Petitions and Habeas Corpus

I have to disagree with Iain Dale that petitions on the Number Ten website are pointless. The comparison I would make is with habeas corpus, and more particularly habeas corpus ad subjiciendum. As I understand it, habeas corpus provides for someone being detained to be brought before a judge (in a court of law) for determination as to whether their detention is legitimate. Its logic of operation is that by bringing a case in front of a judge, justice will be done; the guarantor of the judge's honesty (and I cast no aspersions on the integrity of the judiciary) is that everything is conducted in public.

The same logic applies to public petitions of Parliament 'for the redress of grievances'. Many petitions attract little note; others attract millions of signatories. The point is to place on record an opinion that something is amiss. I feel that a Government should take note of petitions; if it does not, it can miss a substantial strand of opinion that may lead, in extremis, to its own downfall. Whether or not the Prime Minister looks at petitions on a regular basis is somewhat irrelevant. I am quite sure that the Number Ten staff do - viz Benn Wegg-Prosser's comment on Iain's post - and while an exhortation for the PM to "stand on his head and juggle ice cream" may be described as light-hearted and not needing a response, a certain petition dealing with road pricing, which finished with close on two million signatures, attracted a reply from the PM and continued debate in the press.

It's not just the 'big issues' that attract attention. Quite a lot of photographers were labouring under the misapprehension that restrictions on photography in public places were going to be brought in as a response (or so I read) to concerns about paedophiles and paparazzi. In order to put the matter to bed, every Government department was asked if they were considering any such proposals. They were not, as it happened. Perhaps not the most significant of victories unless you happen to be a photographer.
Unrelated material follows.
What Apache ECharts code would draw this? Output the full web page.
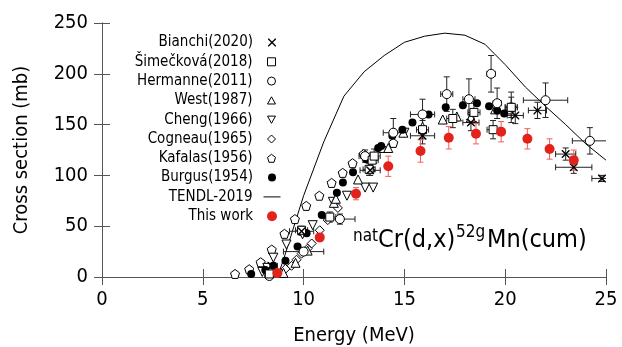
<!DOCTYPE html>
<html>
<head>
<meta charset="utf-8">
<script src="https://cdn.jsdelivr.net/npm/echarts@6/dist/echarts.min.js"></script>
<style>
  html, body { margin: 0; padding: 0; background: #fff; }
  #chart { width: 622px; height: 347px; }
</style>
</head>
<body>
<div id="chart"></div>
<script>
// [energy MeV, cross section mb, x error, y error]
const bianchi = [
  [8.4, 11, 0.3, 2], [9.9, 45, 0.6, 4], [13.3, 105, 0.5, 5], [15.9, 139, 0.6, 8],
  [18.3, 152, 0.4, 8], [20.5, 159, 0.4, 8], [21.6, 164, 0.45, 8], [23.0, 121, 0.5, 6],
  [23.4, 108, 0.9, 6], [24.8, 97, 0.5, 3]
];
const simeckova = [
  [8.3, 3, 0.2, 1], [9.9, 46, 0.3, 4], [11.3, 59, 0.3, 5], [13.25, 106, 0.3, 6],
  [13.4, 115, 0.3, 7], [13.5, 119, 0.3, 7], [15.9, 145, 0.3, 9], [17.4, 156, 0.3, 9],
  [18.45, 162, 0.3, 9], [19.4, 145, 0.3, 9], [20.3, 167, 0.3, 10]
];
const hermanne = [
  [8.3, 1, 0.2, 1], [10.0, 25, 1.0, 3], [11.8, 57, 0.75, 5], [13.05, 119, 0.3, 6],
  [14.45, 142, 0.5, 14], [15.9, 160, 0.6, 15], [17.1, 180, 0.3, 17], [18.2, 175, 0.3, 20],
  [19.3, 200, 0.2, 18], [19.6, 171, 0.2, 15], [20.3, 167, 0.3, 15], [22.0, 174, 1.1, 17],
  [24.2, 134, 0.87, 13]
];
const west = [
  [9.0, 4], [9.6, 14], [10.2, 26], [11.5, 73], [11.6, 77], [12.7, 96], [13.3, 108],
  [14.2, 127], [14.95, 142], [15.9, 148], [16.9, 155], [17.6, 158], [18.3, 157],
  [19.5, 165], [20.2, 165]
];
const cheng = [
  [7.95, 5], [8.2, 9], [8.5, 19], [9.15, 32], [9.95, 42], [10.45, 51], [11.45, 74],
  [12.15, 80], [13.05, 88], [13.45, 88], [15.0, 142]
];
const cogneau = [
  [8.9, 4], [9.1, 8], [9.4, 11], [9.65, 17], [9.9, 23], [10.2, 28], [10.4, 33],
  [10.8, 46], [11.2, 56], [11.7, 68]
];
const kafalas = [
  [6.6, 3], [7.3, 7.6], [7.87, 14.5], [8.42, 27], [9.05, 42.5], [9.57, 57], [10.13, 70],
  [10.78, 80], [11.39, 92.6], [11.94, 102.5], [12.43, 112], [12.98, 121], [13.87, 127],
  [14.45, 132]
];
const burgus = [
  [7.4, 3], [8.1, 7], [8.5, 11], [9.1, 16], [9.7, 30], [10.15, 43], [10.9, 61],
  [11.65, 83], [11.95, 93], [12.45, 103], [13.1, 116], [13.7, 127], [13.85, 129],
  [14.4, 139], [14.9, 145], [15.4, 152], [16.2, 160], [17.05, 167], [17.9, 169],
  [18.6, 171], [19.2, 168], [19.6, 164], [19.95, 161]
];
const tendl = [
  [8.7, 0], [9, 17], [10, 80], [11, 133], [12, 178], [13, 202], [14, 218], [15, 231],
  [16, 237], [17, 240], [18, 238], [19, 229], [20, 209], [21, 187], [22, 168],
  [23, 150], [24, 131], [25, 115]
];
const thisWork = [
  [8.7, 4, 0, 2], [10.8, 39, 0, 4], [12.6, 82, 0, 6], [14.2, 109, 0, 10],
  [15.8, 124, 0, 11], [17.2, 137, 0, 11], [18.55, 141, 0, 10], [19.8, 143, 0, 10],
  [21.1, 136, 0, 10], [22.2, 126, 0, 10], [23.4, 115, 0, 10]
];
const xTicks = [0, 25, 5];
const yTicks = [0, 250, 50];

const FONT = '"DejaVu Sans Condensed", "DejaVu Sans", sans-serif';
const RED = "#e3231b";
const CROSS = "path://M0,0L1.2,0L5,3.8L8.8,0L10,0L10,1.2L6.2,5L10,8.8L10,10L8.8,10L5,6.2L1.2,10L0,10L0,8.8L3.8,5L0,1.2Z";
const PENTA = "path://M50,0L100,38L81,100L19,100L0,38Z";
const DOWN = "path://M0,0L10,0L5,9Z";
const UP = "path://M5,0L10,9L0,9Z";

const chart = echarts.init(document.getElementById("chart"));

// error bars with small caps, drawn through the axes
function errorBars(color) {
  return function (params, api) {
    const x = api.value(0), y = api.value(1), dx = api.value(2), dy = api.value(3);
    const c = api.coord([x, y]);
    const cap = 3;
    const st = { stroke: color, lineWidth: 1 };
    const kids = [];
    if (dy > 0) {
      const lo = api.coord([x, y - dy]), hi = api.coord([x, y + dy]);
      kids.push({ type: "line", shape: { x1: c[0], y1: lo[1], x2: c[0], y2: hi[1] }, style: st });
      kids.push({ type: "line", shape: { x1: c[0] - cap, y1: lo[1], x2: c[0] + cap, y2: lo[1] }, style: st });
      kids.push({ type: "line", shape: { x1: c[0] - cap, y1: hi[1], x2: c[0] + cap, y2: hi[1] }, style: st });
    }
    if (dx > 0) {
      const l = api.coord([x - dx, y]), r = api.coord([x + dx, y]);
      kids.push({ type: "line", shape: { x1: l[0], y1: c[1], x2: r[0], y2: c[1] }, style: st });
      kids.push({ type: "line", shape: { x1: l[0], y1: c[1] - cap, x2: l[0], y2: c[1] + cap }, style: st });
      kids.push({ type: "line", shape: { x1: r[0], y1: c[1] - cap, x2: r[0], y2: c[1] + cap }, style: st });
    }
    return { type: "group", children: kids };
  };
}

function errSeries(data, color) {
  return {
    type: "custom",
    data: data,
    renderItem: errorBars(color),
    encode: { x: 0, y: 1 },
    clip: true,
    silent: true,
    z: 2,
  };
}

const openStyle = { color: "#fff", borderColor: "#000", borderWidth: 1, opacity: 1 };
const fillStyle = (c) => ({ color: c, opacity: 1 });

const series = [
  errSeries(bianchi, "#222"),
  errSeries(simeckova, "#222"),
  errSeries(hermanne, "#222"),
  errSeries(thisWork, "#f0605a"),
  { name: "TENDL-2019", type: "line", data: tendl, symbol: "none", lineStyle: { color: "#000", width: 1 }, itemStyle: { color: "#000" }, z: 1 },
  { name: "Kafalas(1956)", type: "scatter", data: kafalas, symbol: PENTA, symbolSize: 9, itemStyle: openStyle, z: 3 },
  { name: "Cogneau(1965)", type: "scatter", data: cogneau, symbol: "diamond", symbolSize: 9, itemStyle: openStyle, z: 3 },
  { name: "Cheng(1966)", type: "scatter", data: cheng, symbol: DOWN, symbolSize: 9, itemStyle: openStyle, z: 3 },
  { name: "West(1987)", type: "scatter", data: west, symbol: UP, symbolSize: 9, itemStyle: openStyle, z: 3 },
  { name: "Burgus(1954)", type: "scatter", data: burgus, symbol: "circle", symbolSize: 8, itemStyle: fillStyle("#000"), z: 4 },
  { name: "Hermanne(2011)", type: "scatter", data: hermanne, symbol: "circle", symbolSize: 9, itemStyle: openStyle, z: 4 },
  { name: "Šimečková(2018)", type: "scatter", data: simeckova, symbol: "rect", symbolSize: 8, itemStyle: openStyle, z: 4 },
  { name: "Bianchi(2020)", type: "scatter", data: bianchi, symbol: CROSS, symbolSize: 8, itemStyle: fillStyle("#000"), z: 5 },
  { name: "This work", type: "scatter", data: thisWork, symbol: "circle", symbolSize: 10, itemStyle: fillStyle(RED), z: 6 },
];

// one legend per row so the icons line up in a column at x = 272
const legendRows = [
  "Bianchi(2020)", "Šimečková(2018)", "Hermanne(2011)", "West(1987)", "Cheng(1966)",
  "Cogneau(1965)", "Kafalas(1956)", "Burgus(1954)", "TENDL-2019", "This work"
];
const legend = legendRows.map((name, i) => {
  const cy = 44 + i * 19.3;
  const isLine = name === "TENDL-2019";
  const h = isLine ? 1 : name === "This work" ? 10 : 8;
  const w = isLine ? 17 : h;
  const iconRight = 272 + w / 2;
  const gap = Math.max(0, Math.round(iconRight - w - 5 - 253));
  return {
    data: isLine ? [{ name: name, icon: "rect" }] : [name],
    orient: "vertical",
    align: "right",
    right: 622 - iconRight,
    top: cy - 9,
    padding: 0,
    itemWidth: w,
    itemHeight: h,
    selectedMode: false,
    itemStyle: { borderWidth: 1 },
    formatter: "{t|{name}}",
    textStyle: {
      fontFamily: FONT, fontSize: 15, color: "#000",
      rich: { t: { fontFamily: FONT, fontSize: 15, color: "#000", padding: [0, gap, 0, 0] } },
    },
  };
});

const axisLine = { lineStyle: { color: "#555", width: 1 } };
const tick = { inside: true, length: 8, lineStyle: { color: "#555" } };

const option = {
  animation: false,
  backgroundColor: "#fff",
  grid: { left: 102, right: 16, top: 23, bottom: 70, outerBoundsMode: "none" },
  legend: legend,
  xAxis: [
    {
      type: "value", min: xTicks[0], max: xTicks[1], interval: xTicks[2],
      name: "Energy (MeV)", nameLocation: "middle", nameGap: 49,
      nameTextStyle: { fontFamily: FONT, fontSize: 20, color: "#000" },
      axisLine: axisLine, axisTick: tick, splitLine: { show: false },
      axisLabel: { fontFamily: FONT, fontSize: 20, color: "#000", margin: 13 },
    },
    {
      type: "value", position: "top", min: xTicks[0], max: xTicks[1], interval: xTicks[2],
      axisLine: axisLine, axisTick: tick, splitLine: { show: false }, axisLabel: { show: false },
    },
  ],
  yAxis: [
    {
      type: "value", min: yTicks[0], max: yTicks[1], interval: yTicks[2],
      name: "Cross section (mb)", nameLocation: "middle", nameGap: 70,
      nameTextStyle: { fontFamily: FONT, fontSize: 20, color: "#000" },
      axisLine: axisLine, axisTick: tick, splitLine: { show: false },
      axisLabel: { fontFamily: FONT, fontSize: 20, color: "#000", margin: 14 },
    },
    {
      type: "value", position: "right", min: yTicks[0], max: yTicks[1], interval: yTicks[2],
      axisLine: axisLine, axisTick: tick, splitLine: { show: false }, axisLabel: { show: false },
    },
  ],
  graphic: [
    { type: "text", left: 353, top: 228, style: { text: "nat", font: "17px " + FONT, fill: "#000" } },
    { type: "text", left: 378, top: 228, style: { text: "Cr(d,x)", font: "25px " + FONT, fill: "#000" } },
    { type: "text", left: 456, top: 224, style: { text: "52g", font: "17px " + FONT, fill: "#000" } },
    { type: "text", left: 487, top: 228, style: { text: "Mn(cum)", font: "25px " + FONT, fill: "#000" } },
  ],
  series: series,
};

chart.setOption(option);
</script>
</body>
</html>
I will forgo the usual stuff about 'public participation' and 'having your voice heard'; for the process to work, it is dependent on attention being paid to public proceedings. Here, top political bloggers, like Iain, owe a duty as members of the fourth estate to pay attention to petitions and to the answers that the Government of the day provide. Criticise either by all means, but don't decry the process. Sunlight remains the best disinfectant.